It is often said that youth is wasted on the young. The free time, the relative lack of aches and pains, the sense of opportunity —it’s all sweeter with the benefit of hindsight. We adults could be forgiven for grumbling about all the things that young people take for granted (especially if we’re willing to acknowledge that we, too, were once those young people).
And there’s one more thing to add to the list: For most young people, making friends is as easy as pie. Even if you weren’t particularly socially inclined, your circumstances and activities placed potential friends in your lap. Soccer team. School. Camp. The list goes on and on. After college, however, those opportunities begin to dry up. Other than work (or a very fortunate home purchase next door to fabulous, outgoing people), there aren’t a lot of chances to meet people, let alone cultivate authentic relationships. Unless you’re pathologically gregarious and social, you need to be repeatedly placed in the same circumstances with someone else in order to turn an introduction into a lasting friendship.
A solution: Take a page from the kids. Put yourself in circumstances that will bring you together with likeminded people, over and over. Pick any hobby (or something you’d like to be a hobby) and join an organization centered around it. Think: wine clubs. Foreign language clubs. Or even a discussion club about your favorite author. (Think that’s too esoteric? Believe it or not, we have a committed G.K. Chesterton society at the University Club.)
And while club participation ensures that you already have something tangible in common with the people around you, there are other ways to meet people: Simply show up.

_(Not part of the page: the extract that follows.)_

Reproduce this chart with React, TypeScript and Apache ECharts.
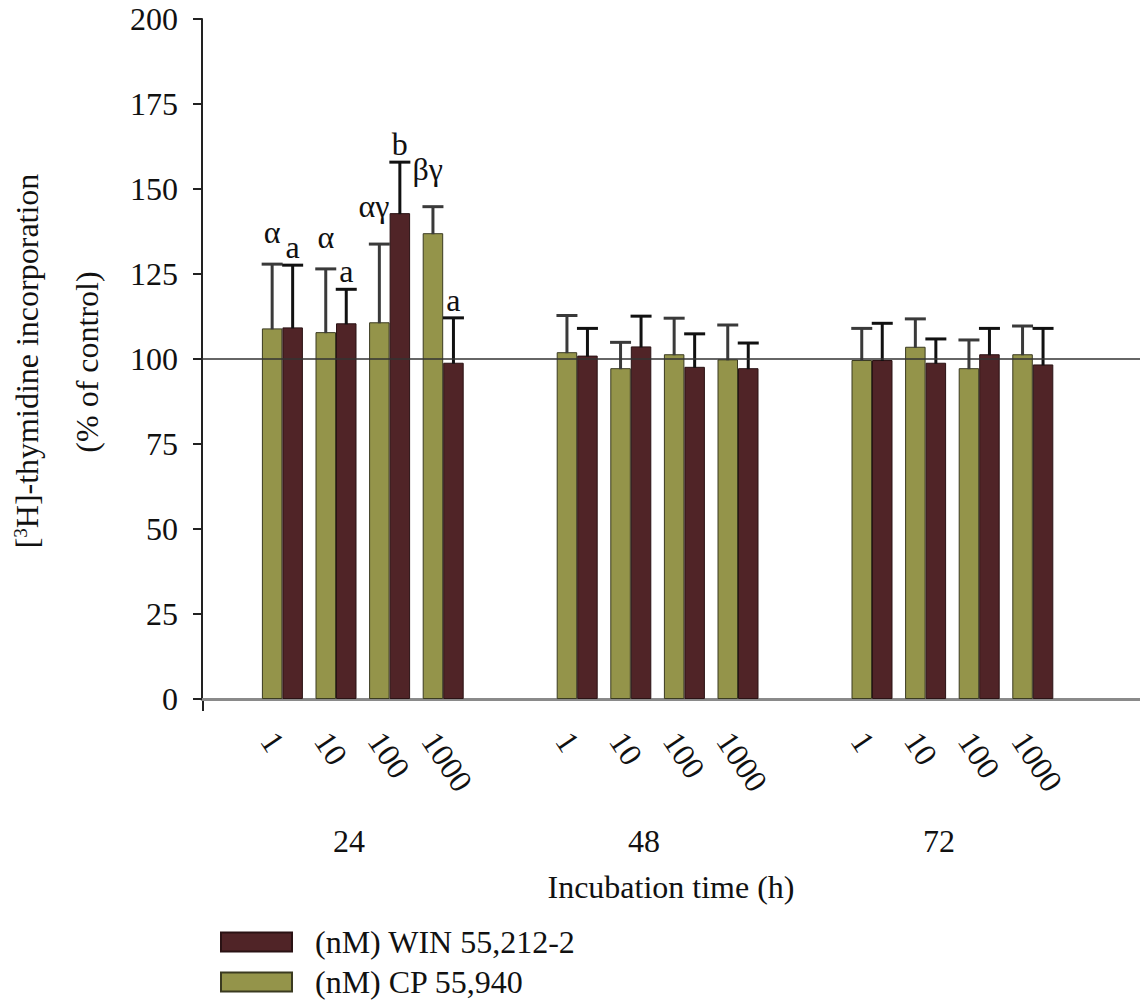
import React, { useEffect, useRef } from "react";
import * as echarts from "echarts";

const TIMES = ["24", "48", "72"];
const DOSES = ["1", "10", "100", "1000"];
const Y_TICKS = [0, 25, 50, 75, 100, 125, 150, 175, 200];

const CP_MEAN = [
  [109.0, 107.9, 110.8, 137.0],
  [102.0, 97.3, 101.4, 99.9],
  [99.7, 103.6, 97.3, 101.4],
];
const CP_ERR = [
  [18.9, 18.6, 23.0, 7.8],
  [10.8, 7.6, 10.6, 10.1],
  [9.3, 8.2, 8.3, 8.3],
];
const WIN_MEAN = [
  [109.3, 110.5, 142.9, 98.9],
  [101.0, 103.7, 97.7, 97.3],
  [99.7, 98.9, 101.4, 98.4],
];
const WIN_ERR = [
  [18.3, 10.0, 15.0, 13.2],
  [8.0, 8.9, 9.7, 7.4],
  [10.8, 7.0, 7.6, 10.6],
];
const CP_NOTES = [
  ["α", "α", "αγ", "βγ"],
  ["", "", "", ""],
  ["", "", "", ""],
];
const WIN_NOTES = [
  ["a", "a", "b", "a"],
  ["", "", "", ""],
  ["", "", "", ""],
];

const CP_NAME = "(nM) CP 55,940";
const WIN_NAME = "(nM) WIN 55,212-2";

const N_SLOTS = 36;
const slotOf = (g: number, d: number) => 3 + g * 11 + d * 2;

const FONT = "Liberation Serif";
const OLIVE = "#94944a";
const MAROON = "#502427";
const BAR_W = 20.5;

export default function App() {
  const ref = useRef<HTMLDivElement>(null);

  useEffect(() => {
    if (!ref.current) return;
    const chart = echarts.init(ref.current, undefined, { renderer: "svg" });

    const slotCats: string[] = Array.from({ length: N_SLOTS }, (_, i) => "s" + i);
    const doseCats: string[] = Array.from({ length: N_SLOTS }, () => "");
    const timeCats: string[] = Array.from({ length: N_SLOTS }, () => "");
    const cpBars: (number | null)[] = Array(N_SLOTS).fill(null);
    const winBars: (number | null)[] = Array(N_SLOTS).fill(null);
    const cpErr: any[] = [];
    const winErr: any[] = [];
    const cpNotes: string[] = [];
    const winNotes: string[] = [];

    TIMES.forEach((t, g) => {
      timeCats[slotOf(g, 0) + 3] = t;
      DOSES.forEach((d, k) => {
        const s = slotOf(g, k);
        doseCats[s] = d;
        cpBars[s] = CP_MEAN[g][k];
        winBars[s] = WIN_MEAN[g][k];
        cpErr.push([s, CP_MEAN[g][k], CP_MEAN[g][k] + CP_ERR[g][k]]);
        winErr.push([s, WIN_MEAN[g][k], WIN_MEAN[g][k] + WIN_ERR[g][k]]);
        cpNotes.push(CP_NOTES[g][k]);
        winNotes.push(WIN_NOTES[g][k]);
      });
    });

    const makeErr = (offset: number, color: string, notes: string[], noteGap: number) =>
      (params: any, api: any) => {
        const idx = api.value(0);
        const base = api.coord([idx, api.value(1)]);
        const top = api.coord([idx, api.value(2)]);
        const x = base[0] + offset;
        const children: any[] = [
          {
            type: "line",
            shape: { x1: x, y1: base[1] + 1, x2: x, y2: top[1] },
            style: { stroke: color, lineWidth: 3 },
          },
          {
            type: "line",
            shape: { x1: x - 10.5, y1: top[1], x2: x + 10.5, y2: top[1] },
            style: { stroke: color, lineWidth: 3 },
          },
        ];
        const note = notes[params.dataIndex];
        if (note) {
          const multi = note.length > 1;
          children.push({
            type: "text",
            x: multi ? x + 10 : x,
            y: top[1] - noteGap - (multi ? 6 : 0),
            style: {
              text: note,
              fill: "#111",
              fontSize: 32,
              fontFamily: FONT,
              align: multi ? "right" : "center",
              verticalAlign: "bottom",
            },
          });
        }
        return { type: "group", children };
      };

    const gridLeft = 202;
    const gridW = 938.7;
    const gridTop = 19;
    const gridH = 680;

    chart.setOption({
      animation: false,
      backgroundColor: "#ffffff",
      textStyle: { fontFamily: FONT, color: "#111" },
      grid: [
        { left: gridLeft, top: gridTop, width: gridW, height: gridH },
        { left: gridLeft - 14, top: gridTop, width: gridW, height: gridH },
      ],
      legend: {
        orient: "vertical",
        left: 220,
        top: 926,
        height: 80,
        padding: 0,
        itemWidth: 71,
        itemHeight: 19,
        itemGap: 8,
        icon: "rect",
        data: [WIN_NAME, CP_NAME],
        textStyle: {
          fontFamily: FONT,
          fontSize: 32,
          lineHeight: 32,
          color: "#111",
          padding: [0, 0, 0, 18],
        },
      },
      xAxis: [
        {
          type: "category",
          gridIndex: 0,
          data: slotCats,
          boundaryGap: false,
          axisLine: { lineStyle: { color: "#8a8a8a", width: 3 } },
          axisTick: { show: false },
          axisLabel: { show: false },
          splitLine: { show: false },
          name: "Incubation time (h)",
          nameLocation: "middle",
          nameGap: 172,
          nameTextStyle: { fontFamily: FONT, fontSize: 32, color: "#111" },
        },
        {
          type: "category",
          gridIndex: 1,
          data: doseCats,
          boundaryGap: false,
          axisLine: { show: false },
          axisTick: { show: false },
          axisLabel: {
            interval: 0,
            rotate: -56,
            margin: 36,
            fontFamily: FONT,
            fontSize: 32,
            color: "#111",
          },
        },
        {
          type: "category",
          gridIndex: 1,
          data: timeCats,
          boundaryGap: false,
          position: "bottom",
          axisLine: { show: false },
          axisTick: { show: false },
          axisLabel: {
            interval: 0,
            margin: 126,
            fontFamily: FONT,
            fontSize: 32,
            color: "#111",
          },
        },
      ],
      yAxis: [
        {
          type: "value",
          gridIndex: 0,
          min: 0,
          max: 200,
          interval: 25,
          axisLine: { show: true, lineStyle: { color: "#222", width: 2 } },
          axisTick: { show: true, length: 9, lineStyle: { color: "#222", width: 2 } },
          axisLabel: {
            margin: 24,
            fontFamily: FONT,
            fontSize: 32,
            color: "#111",
            formatter: (v: number) => (Y_TICKS.includes(v) ? String(v) : ""),
          },
          splitLine: { show: false },
        },
        {
          type: "value",
          gridIndex: 1,
          min: 0,
          max: 200,
          show: false,
        },
      ],
      graphic: [
        {
          type: "text",
          x: 27,
          y: 361,
          rotation: Math.PI / 2,
          style: {
            text: "[{sup|3}H]-thymidine incorporation",
            fontSize: 32,
            fontFamily: FONT,
            fill: "#111",
            align: "center",
            verticalAlign: "middle",
            rich: {
              sup: { fontSize: 19, fontFamily: FONT, verticalAlign: "top", padding: [0, 0, 12, 0] },
            },
          },
        },
        {
          type: "text",
          x: 87,
          y: 362,
          rotation: Math.PI / 2,
          style: {
            text: "(% of control)",
            fontSize: 32,
            fontFamily: FONT,
            fill: "#111",
            align: "center",
            verticalAlign: "middle",
          },
        },
        {
          type: "line",
          shape: { x1: gridLeft + 1, y1: gridTop + gridH, x2: gridLeft + 1, y2: gridTop + gridH + 12 },
          style: { stroke: "#222", lineWidth: 2 },
        },
      ],
      series: [
        {
          name: CP_NAME,
          type: "bar",
          xAxisIndex: 0,
          yAxisIndex: 0,
          data: cpBars,
          barWidth: BAR_W,
          barGap: "0%",
          itemStyle: { color: OLIVE, borderColor: "#3a3a20", borderWidth: 1 },
          z: 2,
        },
        {
          name: WIN_NAME,
          type: "bar",
          xAxisIndex: 0,
          yAxisIndex: 0,
          data: winBars,
          barWidth: BAR_W,
          barGap: "0%",
          itemStyle: { color: MAROON, borderColor: "#2a1214", borderWidth: 1 },
          z: 2,
        },
        {
          type: "custom",
          xAxisIndex: 0,
          yAxisIndex: 0,
          data: cpErr,
          encode: { x: 0, y: [1, 2] },
          renderItem: makeErr(-BAR_W / 2, "#3a3a3a", cpNotes, 16),
          z: 4,
          silent: true,
        },
        {
          type: "custom",
          xAxisIndex: 0,
          yAxisIndex: 0,
          data: winErr,
          encode: { x: 0, y: [1, 2] },
          renderItem: makeErr(BAR_W / 2, "#111", winNotes, 2),
          z: 4,
          silent: true,
          markLine: {
            silent: true,
            symbol: "none",
            label: { show: false },
            lineStyle: { color: "#333", width: 1.5, type: "solid" },
            data: [{ yAxis: 100 }],
            z: 5,
          },
        },
      ],
    });

    return () => chart.dispose();
  }, []);

  return (
    <div
      ref={ref}
      style={{ position: "absolute", left: 0, top: 0, width: 1140, height: 1001 }}
    />
  );
}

We’ve seen it work time and again at the University Club of Saint Paul. Our members show up at Member Night. They show up at happy hour. They show up to enjoy the poolside patio in the summer. They show up at the Ice Martini bar and the Fezziwig Ball in winter. And over time, they see the same people and get to talking. The presence of a built-in activity (and breathtaking setting) provides automatic fodder for discussion. Introductions turn into acquaintances. Acquaintances turn into friends. It’s never too late.